In a preferred embodiment of the invention, one of the chambers of the actuator can be supplied by two discrete lines depending on the position of the actuator, and the other chamber can be supplied by a third line, each line serving also as a drain for the chamber to which it is connected when the other chamber is put under pressure. The two first lines may be connected to the chamber by an integrated mechanical regulation device (distributor).

The radial height or dimension of the lugs is preferably predetermined so that the outputs of their conduits are substantially aligned axially with the regulating means (or with simple hydraulic connectors; this can be extended to a hydraulic system which does not have an integrated mechanical regulation device) mounted outside the movable portion. The outlets of these conduits are preferably connected to first ends of longitudinal tubes of which the opposing ends are mounted so as to slide axially in the regulating means, in order to maintain the fluid connection to the regulating means during displacements of the movable portion of the actuator.

The channels of the fixed portion may be substantially L-shaped and each comprise a downstream radial portion aligned with the upstream radial portion of a conduit of the ring and connected to an upstream axial portion which opens at its upstream end onto an upstream radial face of an internal annular flange of the fixed portion.

This flange may serve for attaching the fixed portion to an annular flange of the aforementioned collar.

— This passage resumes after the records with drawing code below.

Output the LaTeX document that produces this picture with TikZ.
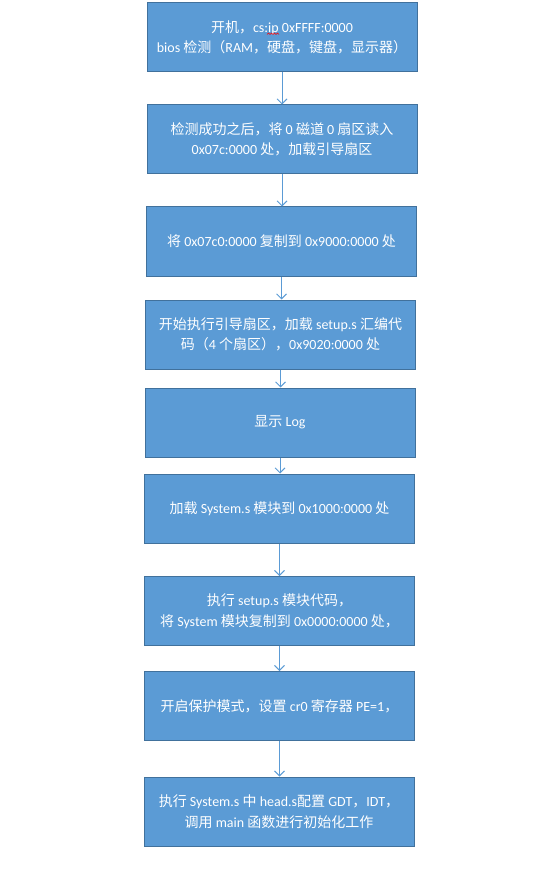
\documentclass[tikz,border=0pt]{standalone}
\usepackage{fontspec}
\setmainfont{Carlito}
\newfontfamily\zh{Noto Sans CJK SC}
\usetikzlibrary{arrows.meta}
\definecolor{boxfill}{HTML}{5B9BD5}
\definecolor{boxline}{HTML}{41719C}
\definecolor{arrowc}{HTML}{5B9BD5}
\tikzset{
  stepbox/.style={rectangle, fill=boxfill, draw=boxline, line width=1pt,
    minimum width=270pt, minimum height=69pt, inner sep=0pt,
    align=center, text=white, font=\fontsize{14}{20.5}\selectfont},
  flow/.style={draw=arrowc, line width=0.9pt, -{Straight Barb[length=5pt,width=10pt,line width=0.9pt]}}
}
\begin{document}
\begin{tikzpicture}[x=1pt,y=-1pt]
\useasboundingbox (0,0) rectangle (554,877);
\node[stepbox] (b1) at (282,37.5) {{\zh 开机，}cs:ip 0xFFFF:0000\\bios {\zh 检测（}RAM{\zh ，硬盘，键盘，显示器）}};
\node[stepbox] (b2) at (282,139.5) {{\zh 检测成功之后，将} 0 {\zh 磁道} 0 {\zh 扇区读入}\\0x07c:0000 {\zh 处，加载引导扇区}};
\node[stepbox] (b3) at (281.5,241.5) {{\zh 将} 0x07c0:0000 {\zh 复制到} 0x9000:0000 {\zh 处}};
\node[stepbox] (b4) at (280.5,334.5) {{\zh 开始执行引导扇区，加载} setup.s {\zh 汇编代}\\{\zh 码（}4 {\zh 个扇区），}0x9020:0000 {\zh 处}};
\node[stepbox] (b5) at (280,422.5) {{\zh 显示} Log};
\node[stepbox] (b6) at (279.5,508.5) {{\zh 加载} System.s {\zh 模块到} 0x1000:0000 {\zh 处}};
\node[stepbox] (b7) at (279.5,611) {{\zh 执行} setup.s {\zh 模块代码，}\\{\zh 将} System {\zh 模块复制到} 0x0000:0000 {\zh 处，}};
\node[stepbox] (b8) at (279.5,706) {{\zh 开启保护模式，设置} cr0 {\zh 寄存器} PE=1{\zh ，}};
\node[stepbox] (b9) at (279,811.5) {{\zh 执行} System.s {\zh 中} head.s{\zh 配置} GDT{\zh ，}IDT{\zh ，}\\{\zh 调用} main {\zh 函数进行初始化工作}};
\foreach \a/\b in {b1/b2,b2/b3,b3/b4,b4/b5,b5/b6,b6/b7,b7/b8,b8/b9}
  \draw[flow] (\a.south) -- (\a.south |- \b.north);
\draw[red, line width=0.6pt] (267,34.5) -- (268.5,33) -- (270,34.5) -- (271.5,33) -- (273,34.5) -- (274.5,33) -- (276,34.5) -- (277.5,33) -- (279,34.5);
\end{tikzpicture}
\end{document}
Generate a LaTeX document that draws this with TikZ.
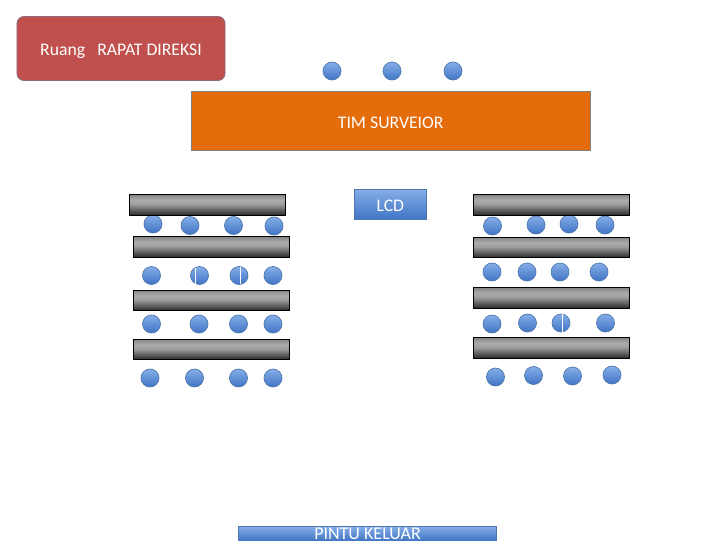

As explained in the prior application FR 12 59207, the outlets of the means for feeding oil under pressure upstream of the collar can open onto the downstream face of the flange of the collar. The attachment of the flanges of the collar and of the fixed portion of the actuator provides fluid communication between the feeding means and the channels of the fixed portion, the axial portions of these channels being aligned axially with the outlets of the feeding means.

The upstream end portion of the fixed portion preferably comprises an external cylindrical surface for centering the ring on which the aforementioned outlets of the channels open, and which is connected at its downstream end to a cylindrical shoulder for axial abutment of the ring. The upstream end of the fixed portion may comprise an external screw thread of a nut for clamping the ring on the fixed portion.

The upstream end portion of the fixed portion may comprise means co-operating by complementarity of shapes with corresponding means of the ring in order to lock said ring in rotation with respect to the fixed portion.

The aforementioned cylindrical surface of the fixed portion comprises for example radial bosses which are engaged in recesses of complementary shape on the ring. Each channel of the fixed portion can open radially onto one of these bosses. These bosses constitute locating means preventing incorrect mounting of the ring on the fixed portion.

Sealing means may be mounted between the ring and the upstream end portion of the fixed portion. Preferably, an O-ring is mounted around each communication interface between a channel of the fixed portion and a conduit of the ring. Each seal is for example accommodated in an annular groove in the fixed portion which opens radially outwards and extends around the outlet of a channel of the fixed portion.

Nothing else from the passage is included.